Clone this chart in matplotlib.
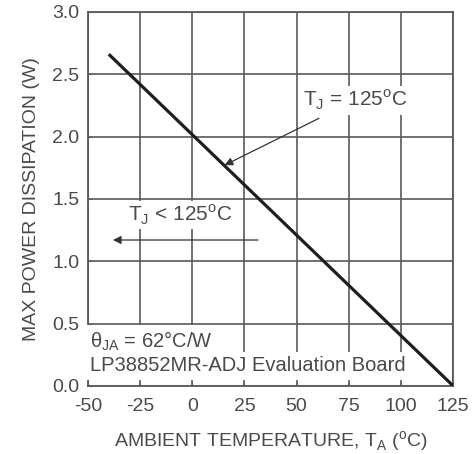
import matplotlib
matplotlib.use("Agg")
import matplotlib.pyplot as plt

plt.rcParams['font.family'] = ['Liberation Sans', 'DejaVu Sans']
plt.rcParams['axes.unicode_minus'] = False

# Data
temps = [-40, 125]
power = [2.66, 0.0]
x_ticks = [-50, -25, 0, 25, 50, 75, 100, 125]
y_ticks = [0.0, 0.5, 1.0, 1.5, 2.0, 2.5, 3.0]

txt = '#4a4a4a'
grid_c = '#5a5a5a'

fig = plt.figure(figsize=(4.75, 4.54), dpi=100)
ax = fig.add_axes([0.185, 0.150, 0.769, 0.824])

ax.plot(temps, power, color='#1e1e1e', lw=2.3, zorder=5, solid_capstyle='butt')

ax.set_xlim(-50, 125)
ax.set_ylim(0, 3.0)
ax.set_xticks(x_ticks)
ax.set_yticks(y_ticks)
ax.set_xticklabels([str(t) for t in x_ticks])
ax.set_yticklabels([f"{v:.1f}" for v in y_ticks])
ax.grid(True, color=grid_c, lw=1.2, zorder=1)
ax.tick_params(direction='in', length=3, color=grid_c, labelsize=14,
               labelcolor=txt)
ax.tick_params(axis='x', pad=9)
ax.tick_params(axis='y', pad=6)
for s in ax.spines.values():
    s.set_color(grid_c)
    s.set_linewidth(1.3)

ax.set_xlabel('AMBIENT TEMPERATURE, T$_\\mathregular{A}$ ($^\\mathregular{o}$C)',
              fontsize=14, color=txt, labelpad=10)
ax.set_ylabel('MAX POWER DISSIPATION (W)', fontsize=14, color=txt, labelpad=9)

bb = dict(facecolor='white', edgecolor='none', pad=1.5)

ax.annotate('T$_\\mathregular{J}$ = 125$^\\mathregular{o}$C', xy=(15.5, 1.77), xytext=(53, 2.29),
            fontsize=15, color=txt, va='center', ha='left', bbox=bb, zorder=6,
            arrowprops=dict(arrowstyle='-|>', color='#333333', lw=0.9,
                            mutation_scale=12, shrinkA=6, shrinkB=0))

ax.text(-31, 1.37, 'T$_\\mathregular{J}$ < 125$^\\mathregular{o}$C', fontsize=15, color=txt,
        va='center', ha='left', bbox=bb, zorder=6)
ax.annotate('', xy=(-38, 1.17), xytext=(31.5, 1.17),
            arrowprops=dict(arrowstyle='-|>', color='#333333', lw=0.9,
                            mutation_scale=12, shrinkA=0, shrinkB=0), zorder=6)

ax.text(-49.2, 0.36, '$\\mathregular{\\theta_{JA}}$ = 62°C/W', fontsize=14.5, color=txt,
        va='center', ha='left', bbox=dict(facecolor='white', edgecolor='none', pad=3.5), zorder=4)
ax.text(-49.2, 0.16, 'LP38852MR-ADJ Evaluation Board', fontsize=14.5, color=txt,
        va='center', ha='left', bbox=dict(facecolor='white', edgecolor='none', pad=3.5), zorder=4)

fig.savefig('out.png', dpi=100, facecolor='white')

....................

• Goal of the exercise:
Skip every picture and return the lines above from the top through the one that contains "lw=2.3, zorder=5, solid_capstyle='butt')".

• Completed task:
Clone this chart in matplotlib.
import matplotlib
matplotlib.use("Agg")
import matplotlib.pyplot as plt

plt.rcParams['font.family'] = ['Liberation Sans', 'DejaVu Sans']
plt.rcParams['axes.unicode_minus'] = False

# Data
temps = [-40, 125]
power = [2.66, 0.0]
x_ticks = [-50, -25, 0, 25, 50, 75, 100, 125]
y_ticks = [0.0, 0.5, 1.0, 1.5, 2.0, 2.5, 3.0]

txt = '#4a4a4a'
grid_c = '#5a5a5a'

fig = plt.figure(figsize=(4.75, 4.54), dpi=100)
ax = fig.add_axes([0.185, 0.150, 0.769, 0.824])

ax.plot(temps, power, color='#1e1e1e', lw=2.3, zorder=5, solid_capstyle='butt')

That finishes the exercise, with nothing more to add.